Items from a dataset →

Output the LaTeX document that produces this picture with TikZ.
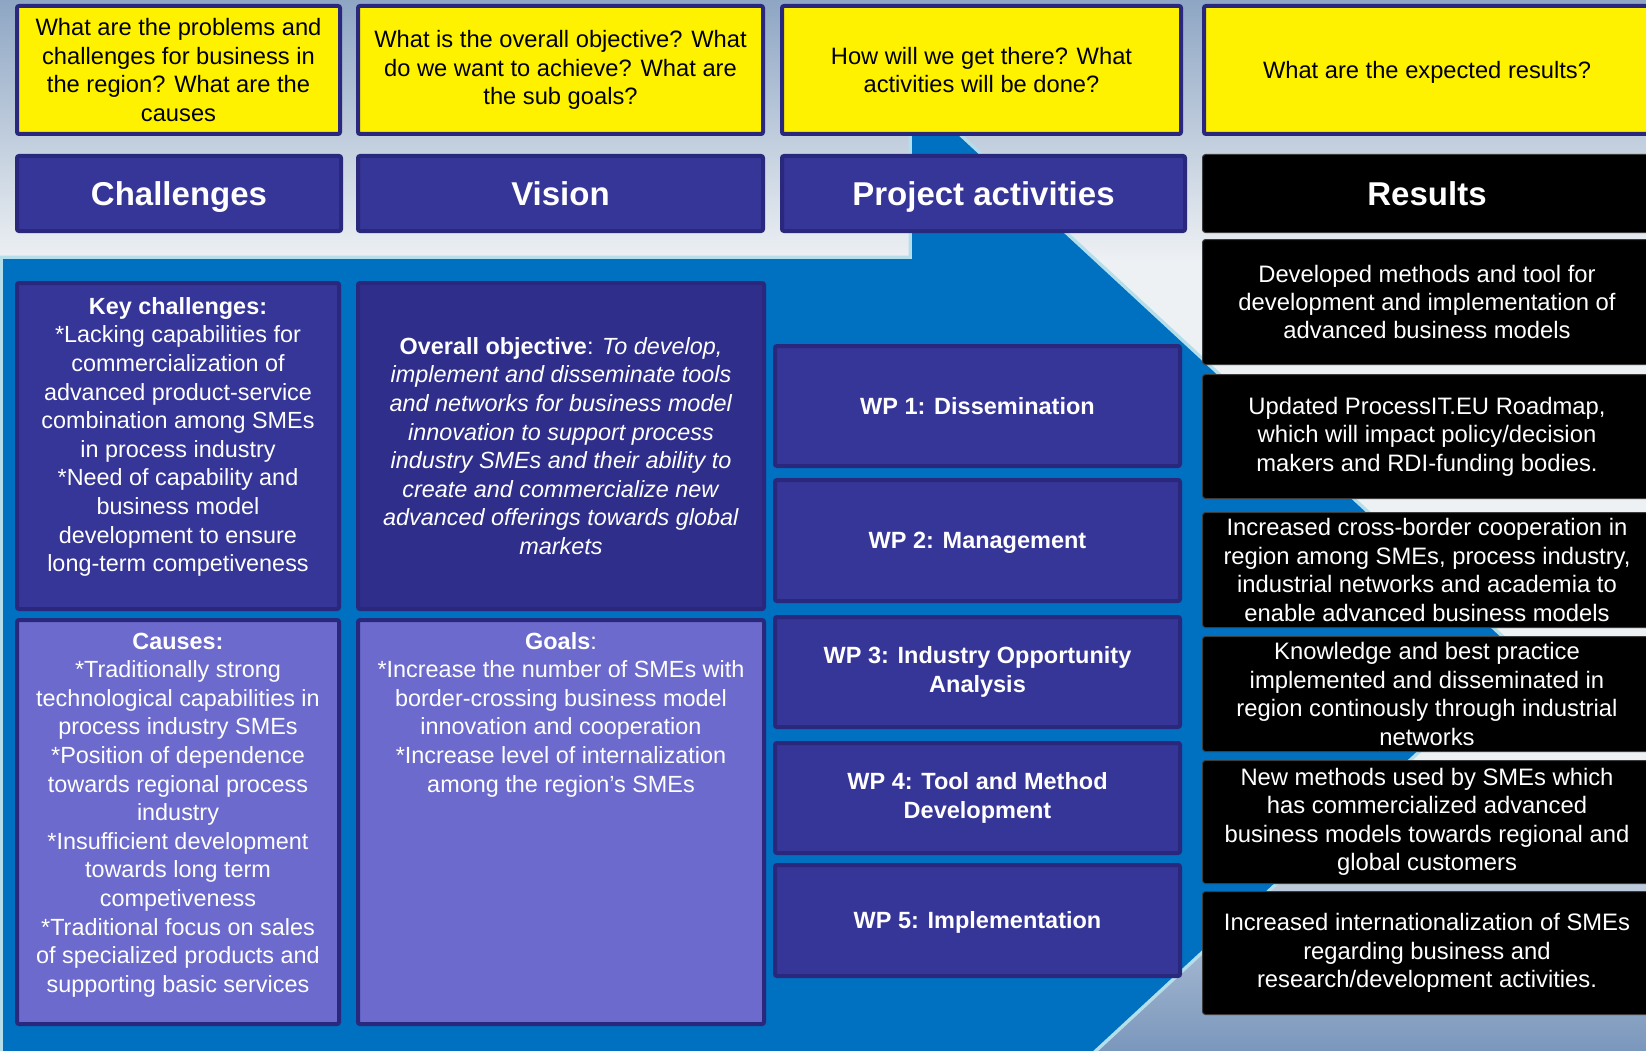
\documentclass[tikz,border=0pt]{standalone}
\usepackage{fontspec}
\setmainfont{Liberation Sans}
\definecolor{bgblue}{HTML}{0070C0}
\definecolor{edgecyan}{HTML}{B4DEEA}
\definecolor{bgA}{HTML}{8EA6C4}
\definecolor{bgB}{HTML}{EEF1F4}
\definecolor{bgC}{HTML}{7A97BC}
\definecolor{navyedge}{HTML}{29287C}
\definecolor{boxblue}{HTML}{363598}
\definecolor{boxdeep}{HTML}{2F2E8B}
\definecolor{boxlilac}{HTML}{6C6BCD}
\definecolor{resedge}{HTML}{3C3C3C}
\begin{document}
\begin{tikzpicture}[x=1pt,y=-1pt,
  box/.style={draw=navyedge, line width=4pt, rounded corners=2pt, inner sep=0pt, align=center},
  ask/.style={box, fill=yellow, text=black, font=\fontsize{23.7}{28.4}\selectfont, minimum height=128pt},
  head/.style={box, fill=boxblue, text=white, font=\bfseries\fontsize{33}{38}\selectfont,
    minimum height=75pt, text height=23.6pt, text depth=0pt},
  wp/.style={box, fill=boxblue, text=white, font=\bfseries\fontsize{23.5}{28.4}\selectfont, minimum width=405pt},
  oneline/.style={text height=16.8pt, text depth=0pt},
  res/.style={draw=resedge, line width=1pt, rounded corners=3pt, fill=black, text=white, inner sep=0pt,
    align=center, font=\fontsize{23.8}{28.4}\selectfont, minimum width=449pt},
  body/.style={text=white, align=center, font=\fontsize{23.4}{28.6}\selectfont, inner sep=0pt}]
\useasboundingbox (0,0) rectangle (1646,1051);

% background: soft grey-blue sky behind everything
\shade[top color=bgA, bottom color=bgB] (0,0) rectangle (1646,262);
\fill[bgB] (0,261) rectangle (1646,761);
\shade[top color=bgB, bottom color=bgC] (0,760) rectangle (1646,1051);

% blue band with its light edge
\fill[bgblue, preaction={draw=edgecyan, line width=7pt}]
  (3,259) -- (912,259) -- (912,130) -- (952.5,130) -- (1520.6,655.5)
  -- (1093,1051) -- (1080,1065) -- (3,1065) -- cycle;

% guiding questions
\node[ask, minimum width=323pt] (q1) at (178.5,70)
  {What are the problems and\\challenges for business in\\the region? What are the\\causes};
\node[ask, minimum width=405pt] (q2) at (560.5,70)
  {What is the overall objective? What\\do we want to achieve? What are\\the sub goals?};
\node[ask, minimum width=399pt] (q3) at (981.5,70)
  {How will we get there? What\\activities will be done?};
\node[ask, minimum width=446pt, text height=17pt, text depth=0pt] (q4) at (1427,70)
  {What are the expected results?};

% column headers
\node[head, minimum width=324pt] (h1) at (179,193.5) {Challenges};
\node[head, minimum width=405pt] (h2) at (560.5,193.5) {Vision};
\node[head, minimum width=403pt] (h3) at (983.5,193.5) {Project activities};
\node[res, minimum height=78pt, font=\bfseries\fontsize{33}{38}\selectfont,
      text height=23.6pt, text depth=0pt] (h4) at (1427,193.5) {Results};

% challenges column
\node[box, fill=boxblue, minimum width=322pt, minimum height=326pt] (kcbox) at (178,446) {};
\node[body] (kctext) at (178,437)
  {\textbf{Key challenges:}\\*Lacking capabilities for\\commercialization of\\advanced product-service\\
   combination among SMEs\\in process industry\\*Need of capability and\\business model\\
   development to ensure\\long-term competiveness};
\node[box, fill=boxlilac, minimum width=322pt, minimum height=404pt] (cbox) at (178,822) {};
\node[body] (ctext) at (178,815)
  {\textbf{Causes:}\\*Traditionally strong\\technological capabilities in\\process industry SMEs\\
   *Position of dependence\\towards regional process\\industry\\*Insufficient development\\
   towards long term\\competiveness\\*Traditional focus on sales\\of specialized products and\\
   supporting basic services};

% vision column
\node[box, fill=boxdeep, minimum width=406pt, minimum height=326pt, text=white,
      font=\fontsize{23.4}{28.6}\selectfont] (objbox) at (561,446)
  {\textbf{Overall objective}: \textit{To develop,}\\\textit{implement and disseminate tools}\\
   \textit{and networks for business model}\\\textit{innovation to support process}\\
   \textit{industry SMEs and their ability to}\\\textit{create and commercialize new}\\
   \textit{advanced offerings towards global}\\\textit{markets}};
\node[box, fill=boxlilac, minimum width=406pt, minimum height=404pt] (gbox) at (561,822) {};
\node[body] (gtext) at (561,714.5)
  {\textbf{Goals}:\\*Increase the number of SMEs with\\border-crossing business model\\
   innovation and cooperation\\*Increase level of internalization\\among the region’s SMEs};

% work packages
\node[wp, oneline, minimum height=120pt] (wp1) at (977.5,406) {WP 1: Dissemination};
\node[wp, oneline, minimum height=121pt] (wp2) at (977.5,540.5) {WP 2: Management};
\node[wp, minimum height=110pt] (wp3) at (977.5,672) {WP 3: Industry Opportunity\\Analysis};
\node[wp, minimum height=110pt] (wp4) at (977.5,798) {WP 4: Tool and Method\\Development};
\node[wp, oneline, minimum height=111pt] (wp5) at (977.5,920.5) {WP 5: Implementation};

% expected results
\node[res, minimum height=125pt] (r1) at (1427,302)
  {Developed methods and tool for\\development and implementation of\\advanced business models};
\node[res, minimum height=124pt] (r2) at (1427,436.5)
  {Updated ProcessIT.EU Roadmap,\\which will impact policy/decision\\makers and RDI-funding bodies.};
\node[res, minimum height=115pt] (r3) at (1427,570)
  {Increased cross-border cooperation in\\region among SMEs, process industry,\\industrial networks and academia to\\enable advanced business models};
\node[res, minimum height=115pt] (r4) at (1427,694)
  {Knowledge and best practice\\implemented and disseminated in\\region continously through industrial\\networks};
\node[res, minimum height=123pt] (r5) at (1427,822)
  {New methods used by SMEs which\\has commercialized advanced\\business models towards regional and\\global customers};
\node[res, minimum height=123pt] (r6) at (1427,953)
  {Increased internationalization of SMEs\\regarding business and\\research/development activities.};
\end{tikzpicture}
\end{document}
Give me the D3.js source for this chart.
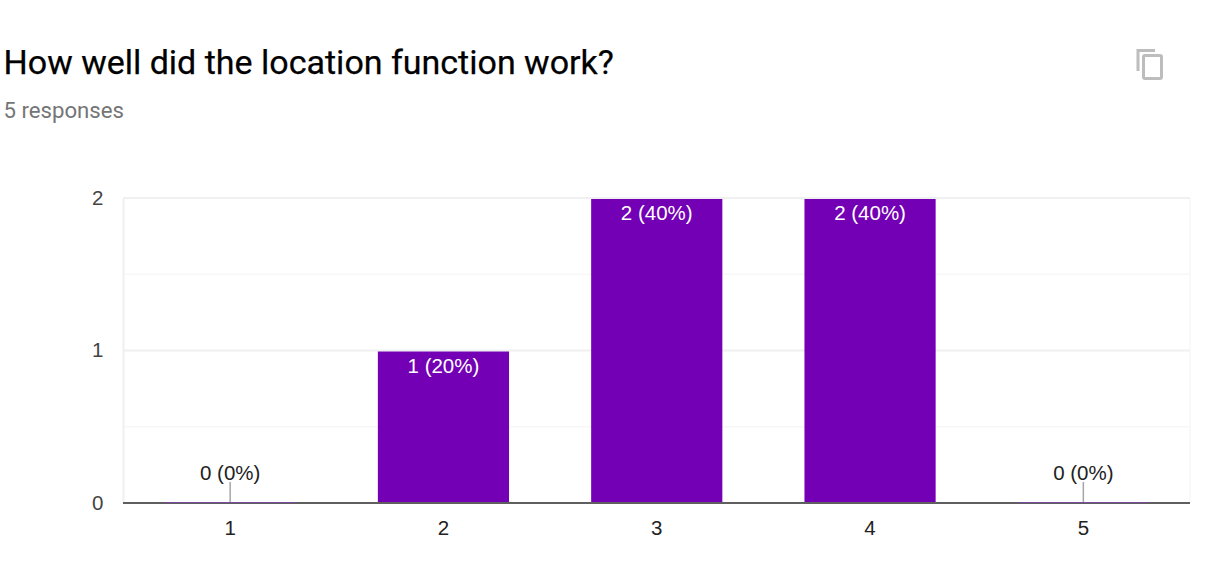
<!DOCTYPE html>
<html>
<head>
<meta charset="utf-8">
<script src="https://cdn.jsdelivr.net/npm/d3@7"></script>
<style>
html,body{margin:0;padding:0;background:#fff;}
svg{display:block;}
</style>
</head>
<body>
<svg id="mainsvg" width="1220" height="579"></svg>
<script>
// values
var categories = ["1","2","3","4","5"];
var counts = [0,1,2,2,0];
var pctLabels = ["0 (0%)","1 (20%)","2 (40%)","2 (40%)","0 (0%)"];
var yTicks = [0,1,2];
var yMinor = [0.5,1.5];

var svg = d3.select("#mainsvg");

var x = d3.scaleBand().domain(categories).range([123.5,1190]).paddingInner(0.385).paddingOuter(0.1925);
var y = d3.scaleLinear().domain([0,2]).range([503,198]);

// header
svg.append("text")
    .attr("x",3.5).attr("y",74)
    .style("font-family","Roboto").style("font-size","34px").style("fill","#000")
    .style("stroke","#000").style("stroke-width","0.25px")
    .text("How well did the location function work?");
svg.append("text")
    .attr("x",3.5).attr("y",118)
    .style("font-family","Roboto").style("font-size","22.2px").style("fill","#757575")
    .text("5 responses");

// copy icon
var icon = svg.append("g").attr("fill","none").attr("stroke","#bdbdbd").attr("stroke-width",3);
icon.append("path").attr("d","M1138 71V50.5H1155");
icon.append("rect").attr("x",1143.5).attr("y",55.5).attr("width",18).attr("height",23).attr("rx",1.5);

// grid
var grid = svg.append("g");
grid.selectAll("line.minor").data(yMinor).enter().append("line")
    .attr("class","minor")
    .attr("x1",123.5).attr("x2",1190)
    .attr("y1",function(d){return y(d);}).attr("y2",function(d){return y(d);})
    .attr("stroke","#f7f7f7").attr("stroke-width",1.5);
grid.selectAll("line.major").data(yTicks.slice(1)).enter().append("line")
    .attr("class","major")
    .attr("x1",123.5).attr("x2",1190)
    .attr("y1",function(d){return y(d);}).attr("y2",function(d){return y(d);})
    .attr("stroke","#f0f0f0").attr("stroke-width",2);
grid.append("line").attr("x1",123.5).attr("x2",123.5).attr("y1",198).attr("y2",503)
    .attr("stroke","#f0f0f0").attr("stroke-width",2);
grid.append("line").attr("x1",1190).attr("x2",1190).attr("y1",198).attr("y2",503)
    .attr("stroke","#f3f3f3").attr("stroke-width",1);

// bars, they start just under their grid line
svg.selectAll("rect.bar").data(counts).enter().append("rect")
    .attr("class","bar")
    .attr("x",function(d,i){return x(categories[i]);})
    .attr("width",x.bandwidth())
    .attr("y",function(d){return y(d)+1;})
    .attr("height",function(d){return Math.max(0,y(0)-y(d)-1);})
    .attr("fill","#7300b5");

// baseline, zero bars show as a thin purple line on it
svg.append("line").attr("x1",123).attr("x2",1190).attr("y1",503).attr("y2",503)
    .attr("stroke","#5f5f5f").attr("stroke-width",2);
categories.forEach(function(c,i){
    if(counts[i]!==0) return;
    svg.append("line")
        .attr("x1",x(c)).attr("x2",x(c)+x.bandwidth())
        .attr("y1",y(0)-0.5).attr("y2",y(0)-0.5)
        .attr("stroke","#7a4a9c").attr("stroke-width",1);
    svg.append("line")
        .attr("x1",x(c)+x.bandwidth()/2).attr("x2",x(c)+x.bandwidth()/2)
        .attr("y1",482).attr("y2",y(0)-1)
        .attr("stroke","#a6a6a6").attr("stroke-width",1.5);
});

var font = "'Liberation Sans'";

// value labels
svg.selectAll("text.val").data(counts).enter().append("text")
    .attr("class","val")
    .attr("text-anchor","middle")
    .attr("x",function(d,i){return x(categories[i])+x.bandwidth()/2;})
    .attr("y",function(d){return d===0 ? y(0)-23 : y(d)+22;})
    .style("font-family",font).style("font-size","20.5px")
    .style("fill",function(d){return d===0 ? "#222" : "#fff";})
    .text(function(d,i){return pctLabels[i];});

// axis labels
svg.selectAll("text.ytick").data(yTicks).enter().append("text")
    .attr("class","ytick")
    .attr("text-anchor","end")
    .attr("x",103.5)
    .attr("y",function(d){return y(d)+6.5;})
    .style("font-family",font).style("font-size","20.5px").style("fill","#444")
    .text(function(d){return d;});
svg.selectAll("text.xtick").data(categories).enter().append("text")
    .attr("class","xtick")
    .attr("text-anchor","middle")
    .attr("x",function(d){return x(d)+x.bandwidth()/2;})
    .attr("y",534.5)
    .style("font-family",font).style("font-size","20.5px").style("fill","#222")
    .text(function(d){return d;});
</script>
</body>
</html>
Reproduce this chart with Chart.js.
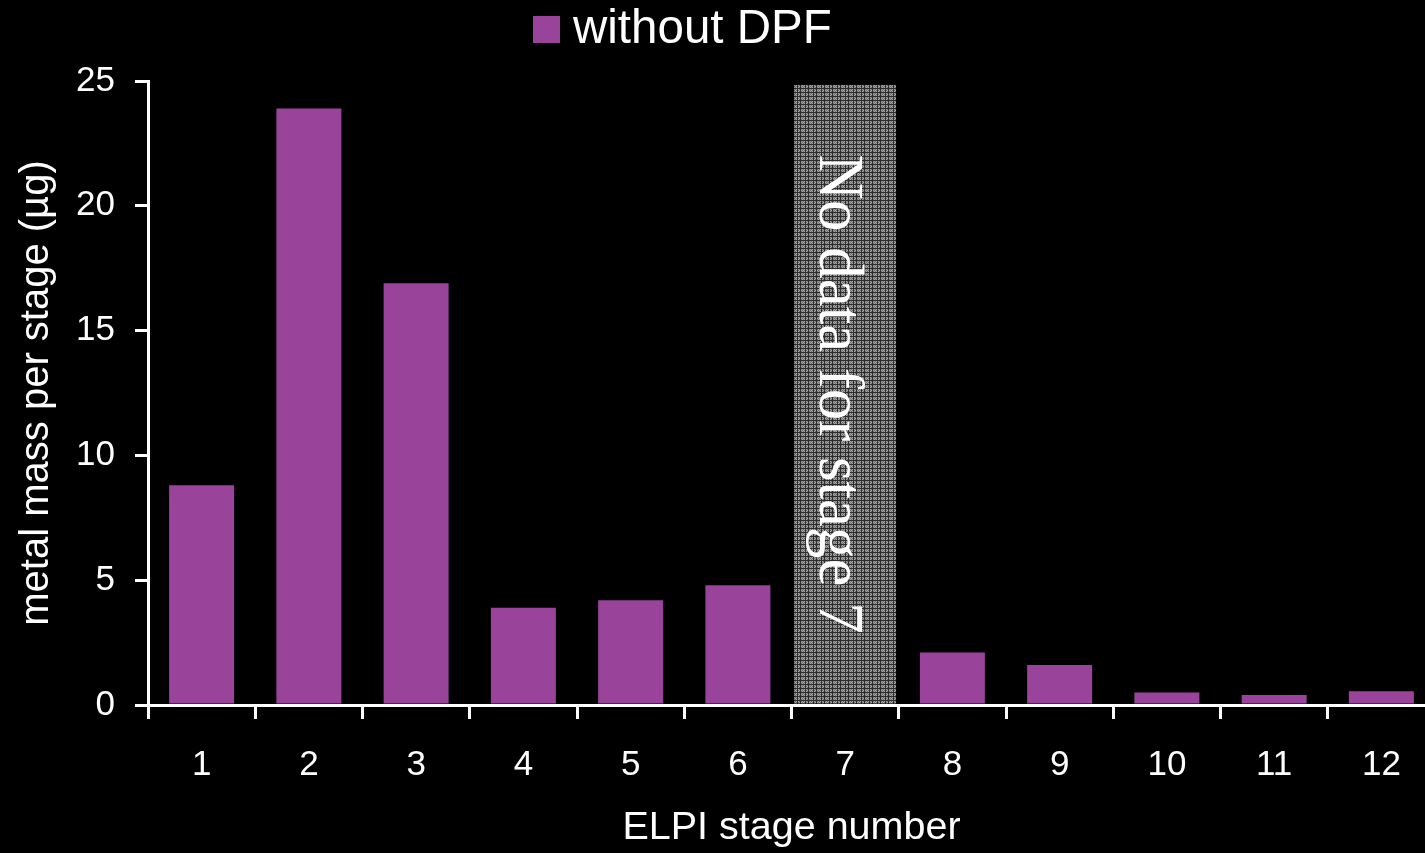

Task statement → Without any pictures, reproduce the lines from the first one in the material through the line that has "-- (1093,1051) -- (1080,1065)", exactly as they appear.

Exercise output →
Output the LaTeX document that produces this picture with TikZ.
\documentclass[tikz,border=0pt]{standalone}
\usepackage{fontspec}
\setmainfont{Liberation Sans}
\definecolor{bgblue}{HTML}{0070C0}
\definecolor{edgecyan}{HTML}{B4DEEA}
\definecolor{bgA}{HTML}{8EA6C4}
\definecolor{bgB}{HTML}{EEF1F4}
\definecolor{bgC}{HTML}{7A97BC}
\definecolor{navyedge}{HTML}{29287C}
\definecolor{boxblue}{HTML}{363598}
\definecolor{boxdeep}{HTML}{2F2E8B}
\definecolor{boxlilac}{HTML}{6C6BCD}
\definecolor{resedge}{HTML}{3C3C3C}
\begin{document}
\begin{tikzpicture}[x=1pt,y=-1pt,
  box/.style={draw=navyedge, line width=4pt, rounded corners=2pt, inner sep=0pt, align=center},
  ask/.style={box, fill=yellow, text=black, font=\fontsize{23.7}{28.4}\selectfont, minimum height=128pt},
  head/.style={box, fill=boxblue, text=white, font=\bfseries\fontsize{33}{38}\selectfont,
    minimum height=75pt, text height=23.6pt, text depth=0pt},
  wp/.style={box, fill=boxblue, text=white, font=\bfseries\fontsize{23.5}{28.4}\selectfont, minimum width=405pt},
  oneline/.style={text height=16.8pt, text depth=0pt},
  res/.style={draw=resedge, line width=1pt, rounded corners=3pt, fill=black, text=white, inner sep=0pt,
    align=center, font=\fontsize{23.8}{28.4}\selectfont, minimum width=449pt},
  body/.style={text=white, align=center, font=\fontsize{23.4}{28.6}\selectfont, inner sep=0pt}]
\useasboundingbox (0,0) rectangle (1646,1051);

% background: soft grey-blue sky behind everything
\shade[top color=bgA, bottom color=bgB] (0,0) rectangle (1646,262);
\fill[bgB] (0,261) rectangle (1646,761);
\shade[top color=bgB, bottom color=bgC] (0,760) rectangle (1646,1051);

% blue band with its light edge
\fill[bgblue, preaction={draw=edgecyan, line width=7pt}]
  (3,259) -- (912,259) -- (912,130) -- (952.5,130) -- (1520.6,655.5)
  -- (1093,1051) -- (1080,1065) -- (3,1065) -- cycle;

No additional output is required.